Dr. Crewe, the university’s dean of physical sciences from 1971 to 1981, continued his research on electron microscopes through the 1980s. He held 19 patents for his inventions in the field and eventually published 275 research papers in it. His work was essential to the development of a generation of commercial electron microscopes, on which he consulted with the Hitachi Corporation. Today electron microscopes are widely used both in the semiconductor industry and in scientific laboratories around the world.
Albert Victor Crew was born in Bradford, England, in what is now West Yorkshire, and grew up in a working-class family. He had average grades as a young child, but at 15 he passed a nationwide entrance exam and became the first in his family to attend high school. He won a scholarship to attend the University of Liverpool, where he also earned a Ph.D. in physics.
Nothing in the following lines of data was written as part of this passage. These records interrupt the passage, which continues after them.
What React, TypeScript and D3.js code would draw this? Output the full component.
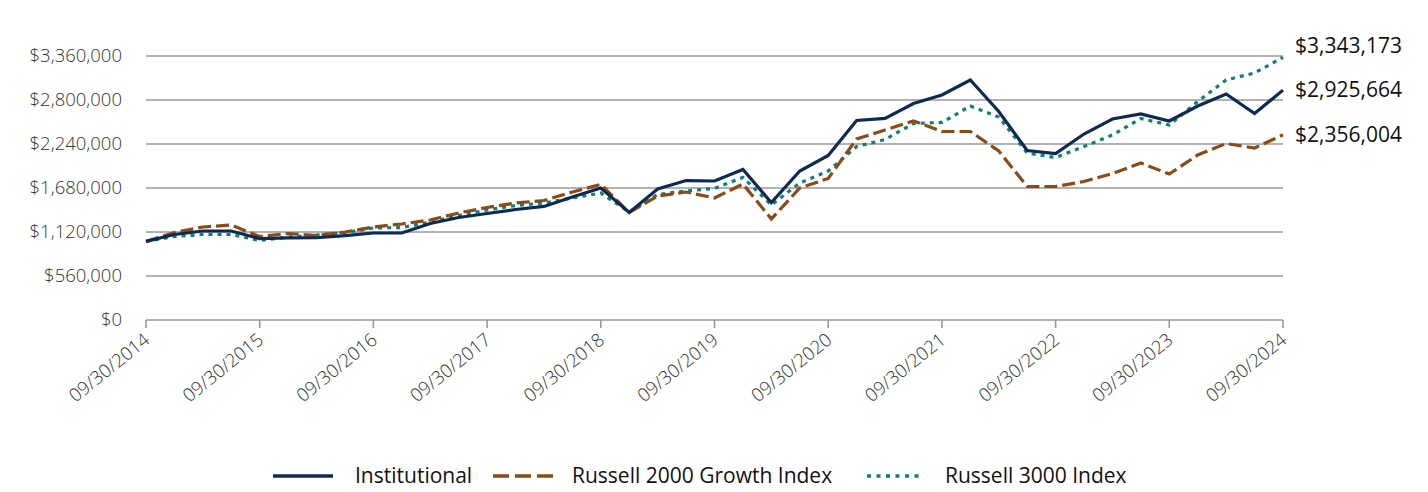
import React from "react";
import * as d3 from "d3";

const yearLabels = ["09/30/2014","09/30/2015","09/30/2016","09/30/2017","09/30/2018","09/30/2019","09/30/2020","09/30/2021","09/30/2022","09/30/2023","09/30/2024"];
const yTicks = [0, 560000, 1120000, 1680000, 2240000, 2800000, 3360000];

const institutional = [1000000,1088000,1133000,1133000,1037000,1044000,1047000,1075000,1107000,1107000,1228000,1305000,1355000,1406000,1445000,1565000,1680000,1368000,1667000,1775000,1769000,1915000,1495000,1896000,2094000,2539000,2565000,2755000,2864000,3055000,2654000,2157000,2119000,2367000,2558000,2622000,2533000,2724000,2876000,2628000,2925664];
const russell2000Growth = [1000000,1114000,1184000,1209000,1063000,1101000,1075000,1120000,1184000,1222000,1273000,1362000,1432000,1489000,1521000,1629000,1725000,1368000,1578000,1629000,1553000,1731000,1285000,1680000,1801000,2304000,2418000,2533000,2399000,2399000,2151000,1699000,1699000,1763000,1865000,1998000,1858000,2100000,2246000,2189000,2356004];
const russell3000 = [1000000,1063000,1088000,1088000,1012000,1056000,1082000,1114000,1171000,1177000,1247000,1330000,1400000,1457000,1489000,1553000,1616000,1375000,1597000,1642000,1674000,1814000,1464000,1744000,1896000,2208000,2297000,2501000,2514000,2724000,2584000,2125000,2068000,2208000,2355000,2565000,2482000,2781000,3055000,3144000,3343173];

const seriesNames = ["Institutional", "Russell 2000 Growth Index", "Russell 3000 Index"];

const W = 1428, H = 492;
const left = 146, right = 1283, top = 56, bottom = 320;

export default function App() {
  const x = d3.scaleLinear().domain([0, 40]).range([left, right]);
  const y = d3.scaleLinear().domain([0, 3360000]).range([bottom, top]);
  const line = d3.line<number>().x((_, i) => x(i)).y((d) => y(d));
  const font = "'Open Sans', 'Noto Sans', sans-serif";

  const series = [
    { name: seriesNames[0], data: institutional, color: "#0f2a52", dash: undefined as string | undefined, legDash: undefined as string | undefined },
    { name: seriesNames[1], data: russell2000Growth, color: "#8c4a16", dash: "13,5", legDash: "16,6" },
    { name: seriesNames[2], data: russell3000, color: "#0b8078", dash: "4,5", legDash: "4,5.5" },
  ];

  const fmt = (v: number) => "$" + d3.format(",")(Math.round(v));

  const legend = [
    { x1: 273, x2: 333, tx: 355 },
    { x1: 493, x2: 553, tx: 572 },
    { x1: 867, x2: 921, tx: 945 },
  ];

  return (
    <svg width={W} height={H} style={{ position: "absolute", left: 0, top: 0, background: "#fff" }} fontFamily={font}>
      {yTicks.map((t) => (
        <g key={t}>
          {t > 0 && <line x1={left} x2={right} y1={y(t)} y2={y(t)} stroke="#999" strokeWidth={1.6} />}
          <text x={122} y={y(t)} dy="0.35em" textAnchor="end" fontSize={18.5} fill="#333" fontWeight={300}>
            {fmt(t)}
          </text>
        </g>
      ))}
      <line x1={left} x2={right} y1={bottom} y2={bottom} stroke="#999" strokeWidth={1.6} />
      {yearLabels.map((lab, k) => (
        <g key={lab}>
          <line x1={x(k * 4)} x2={x(k * 4)} y1={bottom} y2={bottom + 8} stroke="#999" strokeWidth={1.6} />
          <text
            transform={`translate(${x(k * 4) + 5},${bottom + 22}) rotate(-39)`}
            textAnchor="end"
            fontSize={18.5}
            fill="#333"
            fontWeight={300}
          >
            {lab}
          </text>
        </g>
      ))}
      {series.slice().reverse().map((s) => (
        <path
          key={s.name}
          d={line(s.data) || ""}
          fill="none"
          stroke={s.color}
          strokeWidth={3.2}
          strokeDasharray={s.dash}
          strokeLinejoin="miter"
        />
      ))}
      {series.map((s) => (
        <text key={s.name + "lab"} x={1295} y={s.name === seriesNames[2] ? y(s.data[40]) - 12 : y(s.data[40])} dy="0.35em" fontSize={21} fill="#111">
          {fmt(s.data[40])}
        </text>
      ))}
      {series.map((s, i) => (
        <g key={s.name + "leg"}>
          <line x1={legend[i].x1} x2={legend[i].x2} y1={476} y2={476} stroke={s.color} strokeWidth={3.4} strokeDasharray={s.legDash} />
          <text x={legend[i].tx} y={476} dy="0.35em" fontSize={21} fill="#111">
            {s.name}
          </text>
        </g>
      ))}
    </svg>
  );
}
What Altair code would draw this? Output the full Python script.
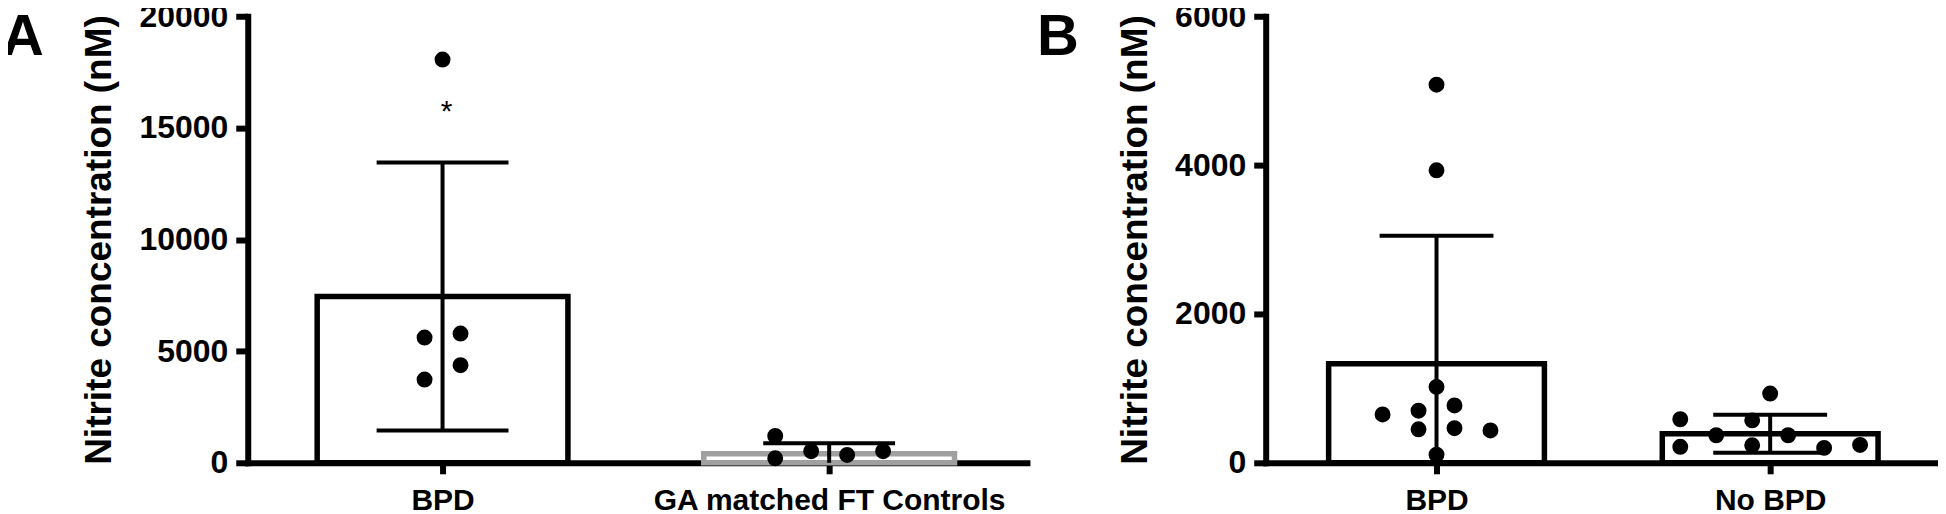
import json
import altair as alt
import pandas as pd

# ---------------- data ----------------
cats_a = ["BPD", "GA matched FT Controls"]
mean_a = [7450, 400]
sd_a = [6000, 470]
dots_a_group = [0, 0, 0, 0, 0, 1, 1, 1, 1, 1]
dots_a_value = [18060, 5610, 5790, 3730, 4370, 1200, 200, 520, 350, 520]
dots_a_slot = [0, -1, 1, -1, 1, -3, -3, -1, 1, 3]
sig_a_group = [0]
sig_a_value = [15300]
sig_a_text = ["*"]
yticks_a = [0, 5000, 10000, 15000, 20000]

cats_b = ["BPD", "No BPD"]
mean_b = [1330, 390]
sd_b = [1720, 255]
dots_b_group = [0, 0, 0, 0, 0, 0, 0, 0, 0, 0, 1, 1, 1, 1, 1, 1, 1, 1, 1]
dots_b_value = [5080, 3930, 650, 700, 450, 1020, 110, 770, 465, 435,
                930, 585, 215, 370, 570, 235, 370, 200, 240]
dots_b_slot = [0, 0, -3, -1, -1, 0, 0, 1, 1, 3,
               0, -5, -5, -3, -1, -1, 1, 3, 5]
yticks_b = [0, 2000, 4000, 6000]

y_title = "Nitrite concentration (nM)"
bar_colors = ["#000000", "#a0a0a0"]

FONT = "Liberation Sans"


def panel(cats, means, sds, dgroup, dvalue, dslot, yticks, letter,
          width, step_px, left_px, right_px, bar_px, cap_px, letter_x,
          sig=None):
    x_dom = [-left_px / step_px, 1 + right_px / step_px]
    hw = bar_px / 2 / step_px
    hc = cap_px / 2 / step_px
    slot = 18 / step_px

    xscale = alt.Scale(domain=x_dom, nice=False, zero=False)
    yscale = alt.Scale(domain=[yticks[0], yticks[-1]], nice=False)
    xaxis = alt.Axis(values=[0, 1], labelExpr=f"{json.dumps(cats)}[datum.value]",
                     title=None, grid=False, domainWidth=6, tickWidth=6, tickSize=11,
                     domainColor="black", tickColor="black", labelColor="black",
                     labelFont=FONT, labelFontSize=30, labelFontWeight="bold",
                     labelPadding=12, labelFlush=False, labelOverlap=False,
                     labelLimit=0, domainCap="square")
    yaxis = alt.Axis(values=yticks, format="d", title=y_title, grid=False,
                     domainWidth=6, tickWidth=6, tickSize=12,
                     domainColor="black", tickColor="black", labelColor="black",
                     labelFont=FONT, labelFontSize=32, labelFontWeight="bold",
                     labelPadding=8, labelFlush=False, labelOverlap=False,
                     labelLimit=0,
                     titleFont=FONT, titleFontSize=37, titleFontWeight="bold",
                     titleColor="black", titlePadding=20, domainCap="square")

    bars = pd.DataFrame({
        "cat": cats,
        "x": [i - hw for i in range(2)],
        "x2": [i + hw for i in range(2)],
        "y": means,
        "y0": [0, 0],
    })
    err = pd.DataFrame({
        "x": [0, 1],
        "lo": [max(0, m - s) for m, s in zip(means, sds)],
        "hi": [m + s for m, s in zip(means, sds)],
    })
    caps_rows = []
    for i, (m, s) in enumerate(zip(means, sds)):
        caps_rows.append({"x": i - hc, "x2": i + hc, "y": m + s})
        if m - s > 0:
            caps_rows.append({"x": i - hc, "x2": i + hc, "y": m - s})
    caps = pd.DataFrame(caps_rows)
    dots = pd.DataFrame({
        "x": [g + s * slot for g, s in zip(dgroup, dslot)],
        "y": dvalue,
    })

    bar_layer = alt.Chart(bars).mark_bar(fill="white", strokeWidth=5.5).encode(
        x=alt.X("x:Q", scale=xscale, axis=xaxis),
        x2="x2:Q",
        y=alt.Y("y:Q", scale=yscale, axis=yaxis),
        y2="y0:Q",
        stroke=alt.Stroke("cat:N", scale=alt.Scale(domain=cats, range=bar_colors),
                          legend=None),
    )
    err_layer = alt.Chart(err).mark_rule(color="black", strokeWidth=4).encode(
        x="x:Q", y="lo:Q", y2="hi:Q")
    cap_layer = alt.Chart(caps).mark_rule(color="black", strokeWidth=4).encode(
        x="x:Q", x2="x2:Q", y="y:Q")
    dot_layer = alt.Chart(dots).mark_circle(color="black", size=254, opacity=1).encode(
        x="x:Q", y="y:Q")
    letter_layer = alt.Chart(pd.DataFrame({"t": [letter]})).mark_text(
        font=FONT, fontSize=58, fontWeight="bold", align="left",
        baseline="alphabetic", color="black").encode(
        x=alt.value(letter_x), y=alt.value(39), text="t:N")
    layers = [bar_layer, err_layer, cap_layer, dot_layer, letter_layer]
    if sig is not None:
        sdf = pd.DataFrame({"x": sig[0], "y": sig[1], "t": sig[2]})
        layers.append(alt.Chart(sdf).mark_text(
            font=FONT, fontSize=30, baseline="alphabetic", color="black", dx=4
        ).encode(x="x:Q", y="y:Q", text="t:N"))
    return alt.layer(*layers).properties(width=width, height=447)


chart_a = panel(cats_a, mean_a, sd_a, dots_a_group, dots_a_value, dots_a_slot,
                yticks_a, "A", 780, 387, 195, 198, 251, 132, -246,
                sig=(sig_a_group, sig_a_value, sig_a_text))
chart_b = panel(cats_b, mean_b, sd_b, dots_b_group, dots_b_value, dots_b_slot,
                yticks_b, "B", 673, 334, 171, 168, 216, 114, -229)

chart = alt.hconcat(chart_a, chart_b, spacing=10).configure_view(
    stroke=None).properties(padding={"left": -6, "top": -8, "right": 0, "bottom": 0})

chart.save("out.html", embed_options={"renderer": "svg", "actions": False})
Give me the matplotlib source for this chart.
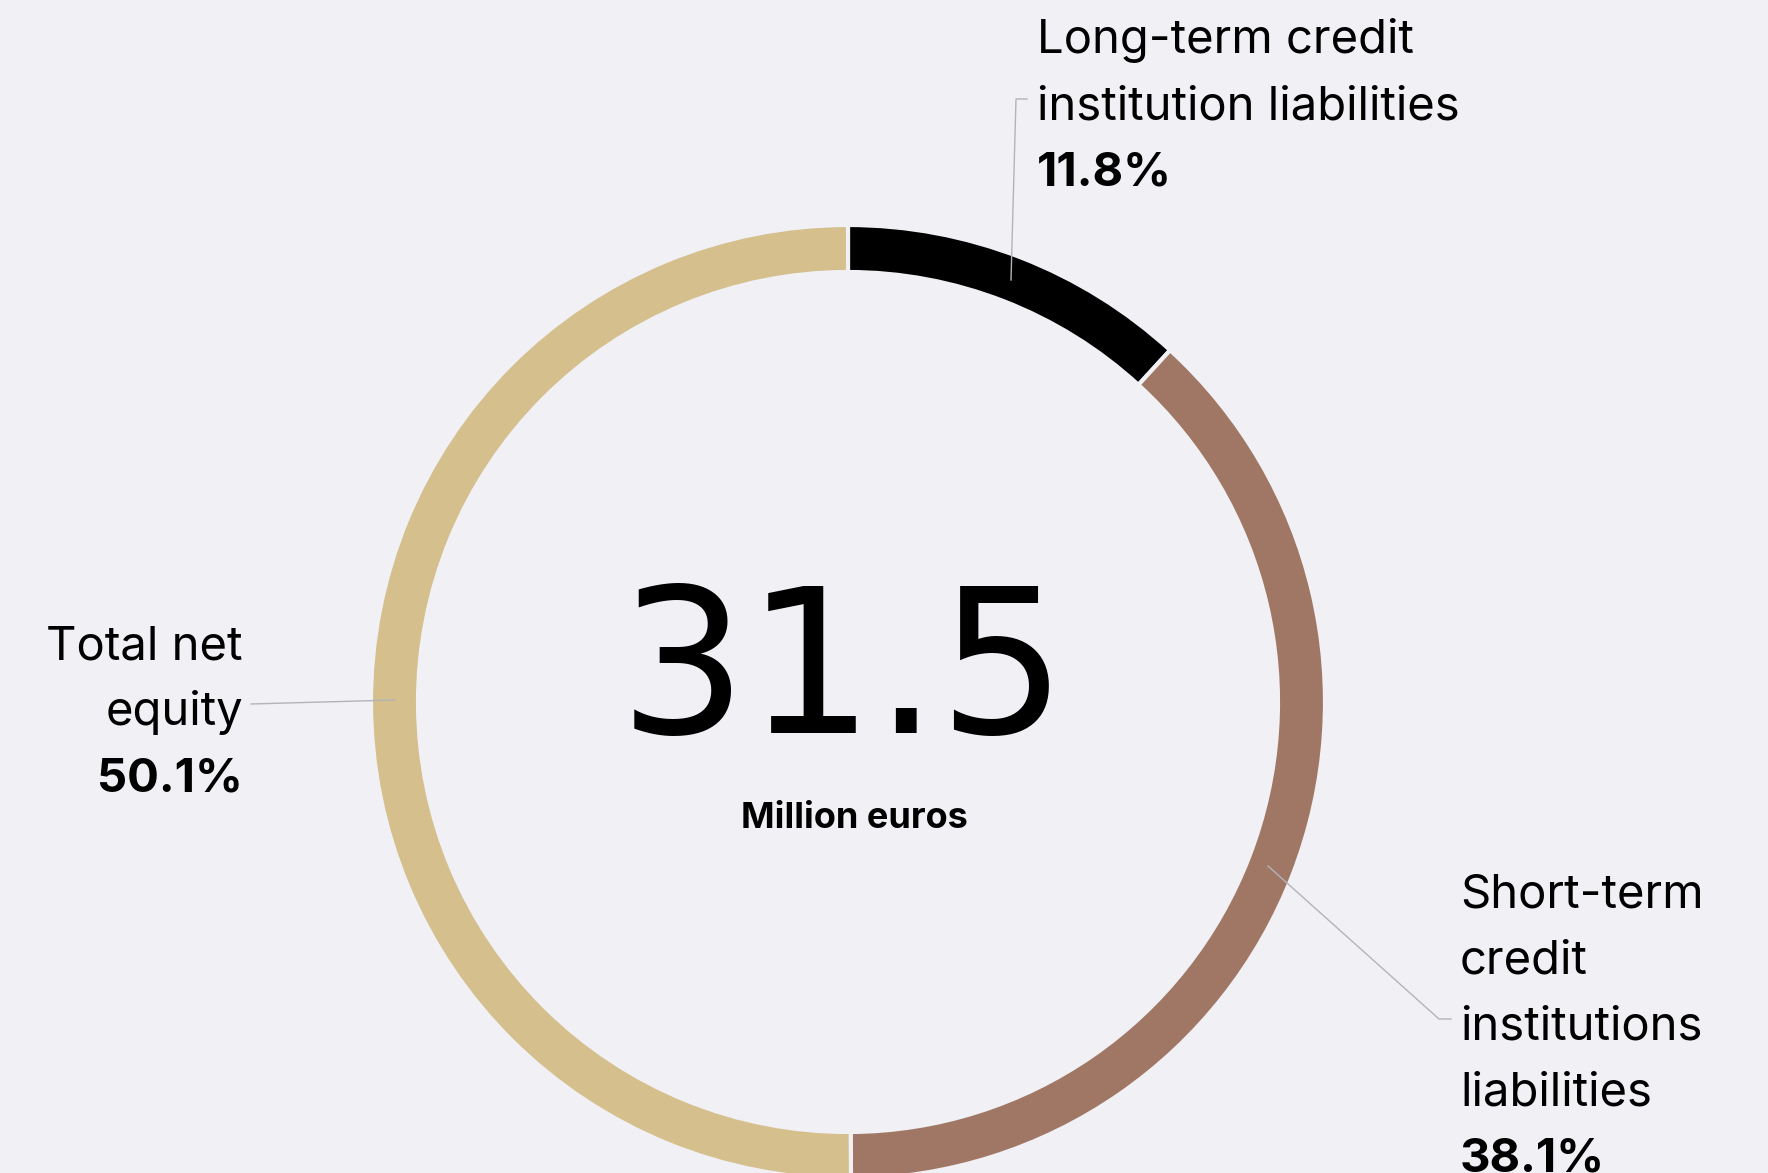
import matplotlib.pyplot as plt

W, H = 1768, 1173
BG = '#f0f0f5'

# composition of funding, share of total
labels = ['Long-term credit\ninstitution liabilities',
          'Short-term\ncredit\ninstitutions\nliabilities',
          'Total net\nequity']
shares = [11.8, 38.1, 50.1]
colors = ['#000000', '#a07764', '#d4bf8d']
total = 31.5
unit = 'Million euros'

fig = plt.figure(figsize=(W / 100, H / 100), dpi=100, facecolor=BG)
ax = fig.add_axes([0, 0, 1, 1])
ax.set_facecolor(BG)

# ring, pixel-sized so text can be placed in the same coordinates
cx, cy = 848, H - 702
ax.pie(shares, colors=colors, radius=477, center=(cx, cy), startangle=90,
       counterclock=False,
       wedgeprops=dict(width=47, edgecolor=BG, linewidth=3))
ax.set_xlim(0, W)
ax.set_ylim(0, H)
ax.set_aspect('equal')
ax.axis('off')

font = 'Inter'
fs = 34
lc = '#b4b4b8'

def label(x, y0, text, pct, ha):
    lines = text.split('\n')
    for i, ln in enumerate(lines):
        ax.text(x, H - (y0 + 66 * i), ln, ha=ha, va='baseline',
                fontsize=fs, family=font, color='black')
    ax.text(x, H - (y0 + 66 * len(lines)), f'{pct}%', ha=ha, va='baseline',
            fontsize=fs, family=font, fontweight='bold', color='black')

label(1037, 53, labels[0], shares[0], 'left')
label(1460, 908, labels[1], shares[1], 'left')
label(243, 659, labels[2], shares[2], 'right')

# leader lines
ax.plot([1011, 1016, 1027], [H - 280, H - 99, H - 99], color=lc, lw=1)
ax.plot([1268, 1439, 1451], [H - 866, H - 1019, H - 1019], color=lc, lw=1)
ax.plot([251, 395], [H - 704, H - 700], color=lc, lw=1)

# total in the middle
ax.text(843, H - 733, f'{total}', ha='center', va='baseline',
        fontsize=145, family='DejaVu Sans', color='black')
ax.text(854, H - 828, unit, ha='center', va='baseline',
        fontsize=26, family=font, fontweight='bold', color='black')

fig.savefig('out.png', dpi=100, facecolor=BG)
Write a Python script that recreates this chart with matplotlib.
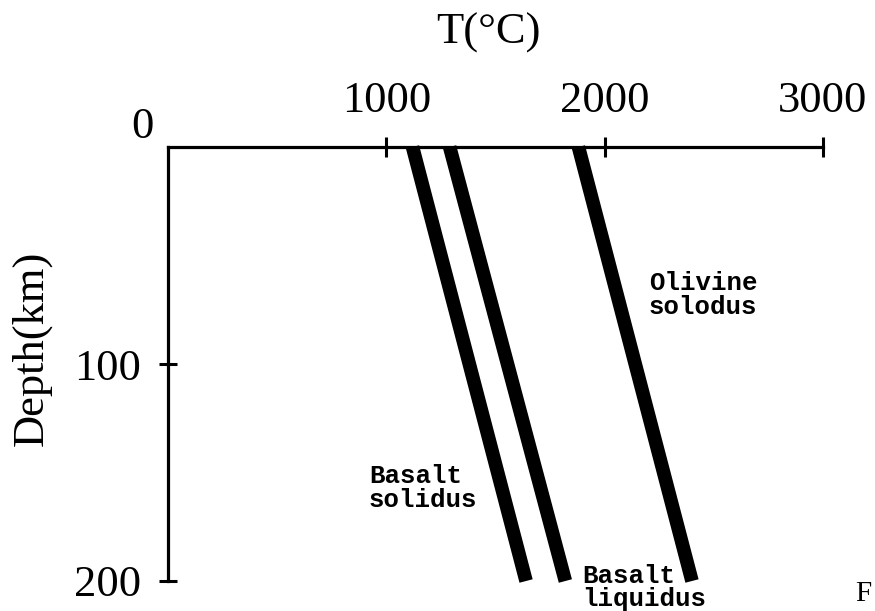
import matplotlib
matplotlib.use("Agg")
import matplotlib.pyplot as plt

# melting curves: temperature (deg C) at the surface and at 200 km
depth_km = [0, 200]
basalt_solidus = [1120, 1640]
basalt_liquidus = [1290, 1820]
olivine_solidus = [1880, 2400]

x_ticks = [1000, 2000, 3000]
y_ticks = [100, 200]

SERIF = "Liberation Serif"
MONO = "Liberation Mono"

fig = plt.figure(figsize=(8.75, 6.11), dpi=100)
ax = fig.add_axes([168 / 875, 1 - 581 / 611, 655 / 875, 434 / 611])

for temps in (basalt_solidus, basalt_liquidus, olivine_solidus):
    ax.plot(temps, depth_km, color="black", lw=9.8,
            solid_capstyle="butt", clip_on=False, zorder=2)

ax.set_xlim(0, 3000)
ax.set_ylim(200, 0)

for side in ("right", "bottom"):
    ax.spines[side].set_visible(False)
for side in ("top", "left"):
    ax.spines[side].set_linewidth(2.3)

ax.xaxis.tick_top()
ax.set_xticks(x_ticks)
ax.set_yticks(y_ticks)
ax.tick_params(axis="x", direction="inout", length=14, width=2.2, pad=12,
               labelsize=32)
ax.tick_params(axis="y", direction="inout", length=13, width=2.2, pad=13,
               labelsize=32)
for lab in ax.get_xticklabels() + ax.get_yticklabels():
    lab.set_fontfamily(SERIF)

fig.text(142 / 875, 1 - 127 / 611, "0", family=SERIF, fontsize=32,
         ha="center", va="center")
fig.text(488 / 875, 1 - 33 / 611, "T(°C)", family=SERIF, fontsize=32,
         ha="center", va="center")
fig.text(32 / 875, 1 - 348 / 611, "Depth(km)", family=SERIF, fontsize=32,
         ha="center", va="center", rotation=90)
fig.text(855 / 875, 1 - 594 / 611, "F", family=SERIF, fontsize=21,
         ha="left", va="center")

ax.text(920, 157, "Basalt\nsolidus", family=MONO, fontsize=18.5,
        fontweight="bold", ha="left", va="center", linespacing=1.0)
ax.text(1897, 203, "Basalt\nliquidus", family=MONO, fontsize=18.5,
        fontweight="bold", ha="left", va="center", linespacing=0.9,
        clip_on=False)
ax.text(2203, 68, "Olivine\nsolodus", family=MONO, fontsize=18.5,
        fontweight="bold", ha="left", va="center", linespacing=1.0)

fig.savefig("out.png", dpi=100)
During the summer of 1946 in Cornwall, where he and other college students had gathered to help with a postwar wheat harvest, he met Doreen Blunsdon. They married in 1949.
After doing pioneering work on particle accelerators in England in the early 1950s, Dr. Crewe was invited to the University of Chicago in 1955 as a visiting research associate. A year later, having helped complete the Chicago Cyclotron, he was hired by the university as an assistant professor.
In 1958 Dr. Crewe joined the Argonne National Laboratory, where he led a team of researchers developing another advanced accelerator. He rose rapidly at Argonne, soon becoming director of the laboratory’s particle accelerator division and eventually managing 100 engineers.
He was appointed the laboratory’s director in 1961, when he was only 34, an assistant professor without tenure and not yet a United States citizen.
In addition to his wife, Doreen, he is survived by four children, Jennifer Crewe of New York, Sarah Crewe of Ruidoso, N.M., Elizabeth Crewe of LaGrange, Ill., and David Crewe of Sunnyvale, Calif.; and 10 grandchildren.
In a public lecture shortly after becoming the director of Argonne, Dr. Crewe bemoaned the growing gulf between scientists and laymen.
“There are too many people behaving like the proverbial ostrich and hoping that science will go away if they bury their heads in the sand,” he said, “and this in spite of the fact that the last few decades have indicated strongly that science will not go away.”